Pension & Benefits News Private equity funds not subject to withdrawal liability of company they owned
Tuesday, March 10, 2020

Private equity funds not subject to withdrawal liability of company they owned

By Pension and Benefits Editorial Staff

Private equity funds were not responsible for the withdrawal liability incurred by a company that was owned by the funds at the time of its bankruptcy, according to the U.S. Court of Appeals in Boston (CA-1). The funds had not established a partnership-in-fact constituting a controlled group, which would have rendered them jointly and severally responsible for the withdrawal liability.

Private equity acquisition. Sun Capital Advisors, Inc. (SCAI) is a private equity firm which pools investor capital in limited partnerships. Among the private equity funds established as limited partnerships by SCAI were Sun Capital Partners III, LP and Sun Capital Partners IV, LP. The Funds are distinct business entities with primarily different investors, but they coordinate efforts, under the direction of two men (the CEOs and sole shareholders of SCAI), to identify, acquire, restructure, and sell portfolio companies. The funds specifically form and finance subsidiary limited liability corporations (LLCs) through which they acquire and control portfolio companies, with the goal of eventually selling the companies.

Among the companies acquired by the Funds was Scott Brass Inc. (SBI), which was owned by the Funds through Sun Scott Brass, LLC (SSB-LLC). It was during the period the Funds jointly owned SBI (through SSB-LLC) that the company filed for bankruptcy and withdrew from a multiemployer pension fund, incurring withdrawal liability. The New England Teamsters & Trucking Industry Pension Fund attempted to collect withdrawal liability from the Funds, claiming that they were jointly and severally liable for the assessment, as they had entered into a joint venture or partnership with SBI.

The central issue addressed by the courts was whether the Funds were under common control with SBI, sufficient to make them responsible for the company’s withdrawal liability. Neither Fund, individually, owned the 80 percent of SBI, generally required to establish a parent-subsidiary control group.

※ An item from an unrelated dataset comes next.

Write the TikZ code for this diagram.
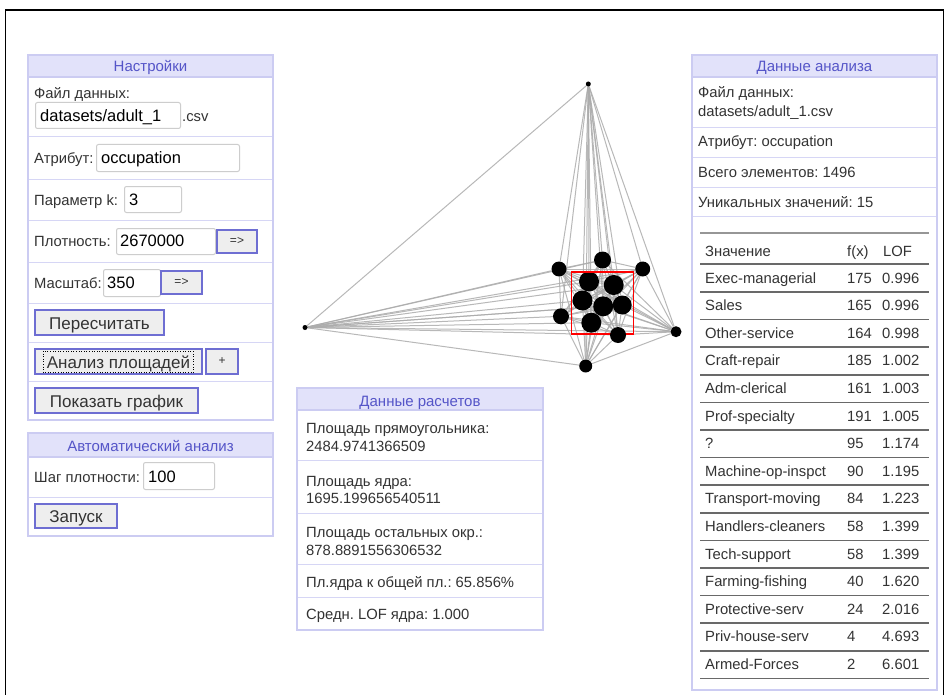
\documentclass[tikz,border=0pt]{standalone}
\usepackage{fontspec}
\setmainfont{Liberation Sans}
\frenchspacing
\usetikzlibrary{backgrounds}
\definecolor{panelborder}{RGB}{204,204,242}
\definecolor{hdrfill}{RGB}{226,226,250}
\definecolor{hdrtext}{RGB}{85,85,200}
\definecolor{sepcol}{RGB}{214,214,245}
\definecolor{lbltext}{RGB}{51,51,51}
\definecolor{inpborder}{RGB}{205,205,205}
\definecolor{btnborder}{RGB}{110,110,210}
\definecolor{btnfill}{RGB}{238,238,238}
\definecolor{edgecol}{RGB}{172,172,172}
\definecolor{tbltop}{RGB}{150,150,150}
\definecolor{tblline}{RGB}{105,105,105}
\tikzset{
  panel/.style={draw=panelborder, line width=1.2pt, fill=white},
  hdr/.style={draw=panelborder, line width=1.2pt, fill=hdrfill},
  hdrlabel/.style={text=hdrtext, font=\fontsize{15pt}{18pt}\selectfont, anchor=base, inner sep=0pt},
  lbl/.style={text=lbltext, font=\fontsize{14.8pt}{17pt}\selectfont, anchor=base west, inner sep=0pt},
  inp/.style={draw=inpborder, fill=white, rounded corners=2pt, line width=1pt, anchor=north west, inner sep=0pt},
  inptext/.style={text=black, font=\fontsize{16.5pt}{19pt}\selectfont, anchor=base west, inner sep=0pt},
  btn/.style={draw=btnborder, fill=btnfill, line width=1.3pt, inner sep=0pt},
  btnlabel/.style={text=lbltext, font=\fontsize{17pt}{20pt}\selectfont, anchor=base, inner sep=0pt},
  smallbtnlabel/.style={text=lbltext, font=\fontsize{12pt}{14pt}\selectfont, inner sep=0pt},
  sep/.style={draw=sepcol, line width=1pt},
  dot/.style={circle, fill=black, inner sep=0pt},
  edge/.style={draw=edgecol, line width=1pt, opacity=0.85},
}
\begin{document}
\begin{tikzpicture}[x=1pt,y=-1pt]
\useasboundingbox (0,0) rectangle (949,695);
% outer frame
\draw[black, line width=1.3pt] (5.5,695) -- (5.5,10) -- (943.5,10) -- (943.5,695);

% ---------- Left panel: Настройки ----------
\draw[panel] (28,55) rectangle (273,420);
\draw[hdr] (28,55) rectangle (273,77);
\node[hdrlabel] (h1) at (150.5,72) {Настройки};
\foreach \yy in {137,179,220,262,303,342,381} \draw[sep] (28.6,\yy) -- (272.4,\yy);

\node[lbl] (l1) at (34,99) {Файл данных:};
\node[inp, minimum width=145pt, minimum height=26pt] (i1) at (35,102) {};
\node[inptext] (i1t) at (40,122) {datasets/adult\_1};
\node[lbl] (l1b) at (182,122) {.csv};

\node[lbl] (l2) at (34,164) {Атрибут:};
\node[inp, minimum width=143pt, minimum height=27pt] (i2) at (96,144) {};
\node[inptext] (i2t) at (101,164) {occupation};

\node[lbl] (l3) at (34,205) {Параметр k:};
\node[inp, minimum width=57pt, minimum height=26pt] (i3) at (124,186) {};
\node[inptext] (i3t) at (129,205) {3};

\node[lbl] (l4) at (34,246) {Плотность:};
\node[inp, minimum width=99pt, minimum height=26pt] (i4) at (116,228) {};
\node[inptext] (i4t) at (120,246) {2670000};
\node[btn, minimum width=40pt, minimum height=23pt] (b4) at (237,241.5) {};
\node[smallbtnlabel] (b4t) at (237,241.5) {=>};

\node[lbl] (l5) at (34,288) {Масштаб:};
\node[inp, minimum width=57pt, minimum height=27pt] (i5) at (103,269) {};
\node[inptext] (i5t) at (107,288) {350};
\node[btn, minimum width=41pt, minimum height=23pt] (b5) at (181.5,282.5) {};
\node[smallbtnlabel] (b5t) at (181.5,282.5) {=>};

\node[btn, minimum width=129pt, minimum height=25pt] (b6) at (99.5,322.5) {};
\node[btnlabel] (b6t) at (99.5,329) {Пересчитать};
\node[btn, minimum width=167pt, minimum height=25pt] (b7) at (118.5,361.5) {};
\node[btnlabel] (b7t) at (118.5,368) {Анализ площадей};
\draw[black, line width=0.6pt, dotted] (43,351) rectangle (193,372.5);
\node[btn, minimum width=32pt, minimum height=25pt] (b7p) at (222,361.5) {};
\node[smallbtnlabel] (b7pt) at (222,361.5) {+};
\node[btn, minimum width=163pt, minimum height=25pt] (b8) at (116.5,400.5) {};
\node[btnlabel] (b8t) at (116.5,407) {Показать график};

% ---------- Left panel 2: Автоматический анализ ----------
\draw[panel] (28,433) rectangle (273,536);
\draw[hdr] (28,433) rectangle (273,457);
\node[hdrlabel] (h2) at (150.5,451) {Автоматический анализ};
\draw[sep] (28.6,497) -- (272.4,497);
\node[lbl] (l9) at (34,482) {Шаг плотности:};
\node[inp, minimum width=71pt, minimum height=27pt] (i9) at (143,462) {};
\node[inptext] (i9t) at (148,482) {100};
\node[btn, minimum width=82pt, minimum height=24pt] (b9) at (76,516) {};
\node[btnlabel] (b9t) at (76,522) {Запуск};

% ---------- Middle panel: Данные расчетов ----------
\draw[panel] (297,388) rectangle (543,630);
\draw[hdr] (297,388) rectangle (543,410);
\node[hdrlabel] (h3) at (420,406) {Данные расчетов};
\foreach \yy in {460,513,564,597} \draw[sep] (297.6,\yy) -- (542.4,\yy);
\node[lbl] (m1) at (306,433) {Площадь прямоугольника:};
\node[lbl] (m1v) at (306,451) {2484.9741366509};
\node[lbl] (m2) at (306,486) {Площадь ядра:};
\node[lbl] (m2v) at (306,503) {1695.199656540511};
\node[lbl] (m3) at (306,537) {Площадь остальных окр.:};
\node[lbl] (m3v) at (306,555) {878.8891556306532};
\node[lbl] (m4) at (306,587) {Пл.ядра к общей пл.: 65.856\%};
\node[lbl] (m5) at (306,619) {Средн. LOF ядра: 1.000};

% ---------- Right panel: Данные анализа ----------
\draw[panel] (692,55) rectangle (937,690);
\draw[hdr] (692,55) rectangle (937,77);
\node[hdrlabel] (h4) at (814.5,72) {Данные анализа};
\foreach \yy in {128,158,187,216} \draw[sep] (692.6,\yy) -- (936.4,\yy);
\node[lbl] (r1) at (698,98) {Файл данных:};
\node[lbl] (r1v) at (698,117) {datasets/adult\_1.csv};
\node[lbl] (r2) at (698,147) {Атрибут: occupation};
\node[lbl] (r3) at (698,177) {Всего элементов: 1496};
\node[lbl] (r4) at (698,207) {Уникальных значений: 15};

\draw[tbltop, line width=2.5pt] (700,233) -- (929,233);
\node[lbl] (th1) at (705,256) {Значение};
\node[lbl] (th2) at (847,256) {f(x)};
\node[lbl] (th3) at (883,256) {LOF};
\draw[tblline, line width=1.6pt] (700,264) -- (929,264);
\foreach \nm/\fx/\lof [count=\k from 0] in {
  Exec-managerial/175/0.996, Sales/165/0.996, Other-service/164/0.998,
  Craft-repair/185/1.002, Adm-clerical/161/1.003, Prof-specialty/191/1.005,
  ?/95/1.174, Machine-op-inspct/90/1.195, Transport-moving/84/1.223,
  Handlers-cleaners/58/1.399, Tech-support/58/1.399, Farming-fishing/40/1.620,
  Protective-serv/24/2.016, Priv-house-serv/4/4.693, Armed-Forces/2/6.601}{
  \pgfmathsetmacro\yb{283+27.6*\k}
  \pgfmathsetmacro\yl{292+27.6*\k}
  \node[lbl] (ta\k) at (705,\yb) {\nm};
  \node[lbl] (tb\k) at (847,\yb) {\fx};
  \node[lbl] (tc\k) at (882,\yb) {\lof};
  \draw[tblline, line width=1.6pt] (700,\yl) -- (929,\yl);
}

% ---------- Graph ----------
\foreach \n/\x/\y/\r in {
  1/588.3/84/2.5, 2/305/327.5/2.5, 3/676/331.7/5.5, 4/585.7/366/6.5,
  5/559/269/7.5, 6/602.5/260/8.5, 7/642.7/269/7.5, 8/589/281.5/10,
  9/613.7/285/10, 10/582.5/300.5/10, 11/603.2/306.3/10, 12/622.2/305/9.5,
  13/561/316.3/8, 14/591.3/322.7/10}{
  \node[dot, minimum size=2*\r pt] (g\n) at (\x,\y) {};
}
\draw[red, line width=1.3pt] (571.7,272) rectangle (633.3,334);
\node[dot, minimum size=16pt] (g15) at (618,335) {};
\begin{scope}[on background layer]
\fill[white] (0,0) rectangle (949,695);
\foreach \i in {1,...,14}{
  \pgfmathtruncatemacro\s{\i+1}
  \foreach \j in {\s,...,15}{ \draw[edge] (g\i) -- (g\j); }
}
\end{scope}
\end{tikzpicture}
\end{document}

However, a federal trial court found that the Funds had formed a partnership-in-fact (SSB-LLC) that owned 100 percent of SBI and engaged in a trade or business in its operation of the company. Thus, the court concluded, the Funds were under common control with SBI and jointly and severally responsible for the company’s withdrawal liability.

The Sun Funds appealed the rulings that they were under common control with SBI and that they had formed a partnership-in-fact that was engaged in a trade or business. The PBGC filed an amicus brief supporting the rulings of the trial court.

Funds were not under common control. Initially, the First Circuit panel noted that the PBGC regulations implementing the common control provision of ERISA Sec. 4001(b) (PBGC Reg. Secs. 4001.2 and 4001.3) incorporate the Treasury regulations governing common control (IRS Reg. 1.414(c)-2(b)). Under the regulations, entities are viewed as being under common control if they are members of a parent-subsidiary group of trades or businesses under common control.

In next determining whether the Funds formed a partnership-in-fact to acquire and operate SBI, the court focused on factors identified by the United States Tax Court in Luna v. Commissioner (42 T.C. 1067 (1964)). Among the Luna factors indicating a partnership-if-fact are: an agreement of the parties and conduct executing the terms of the agreement; a business conducted in the joint name of the parties; and the filing of federal partnership returns by the parties or other representations that they were joint venturers.

The intention of the parties is a central component of the test. However, the court stressed that a partnership-in-fact may still be recognized even if the parties have structured themselves as a limited liability corporation. Thus, if the Sun Funds had, under the Luna test, formed a partnership-in-fact, the court explained, they would be jointly and severally liable for the debts of the partnership, including withdrawal liability, if the separate trade or business test under ERISA Sec. 4001(b) was also met.

In reversing the trial court, the appeals court noted that the Funds did not intend to join together in the conduct of the enterprise (beyond limited coordination) and expressly disclaimed any sort of partnership. Moreover, the court found the Funds: did not, for the most part, share the same limited partners; filed separate tax returns; kept separate books; maintained separate bank accounts; and did not invest in the same companies at a fixed or even variable ratio.

The creation of an LLC by the Sun Funds, through which they acquired SBI, the court further explained, did not indicate an intention to form a partnership. In fact, the formation of the LLC effectively prevented the Funds from conducting the business in their joint names and limited the manner in which they could exercise mutual control over and assume mutual responsibilities for managing SBI.

The trial court determined that the incorporation of SSB-LLC did not prevent recognizing the Funds as being a partnership-in-fact. However, the appeals court reasoned that that SSB-LLC’s incorporation effectively precluded application of many of the Luna factors that would indicate a partnership-in-fact.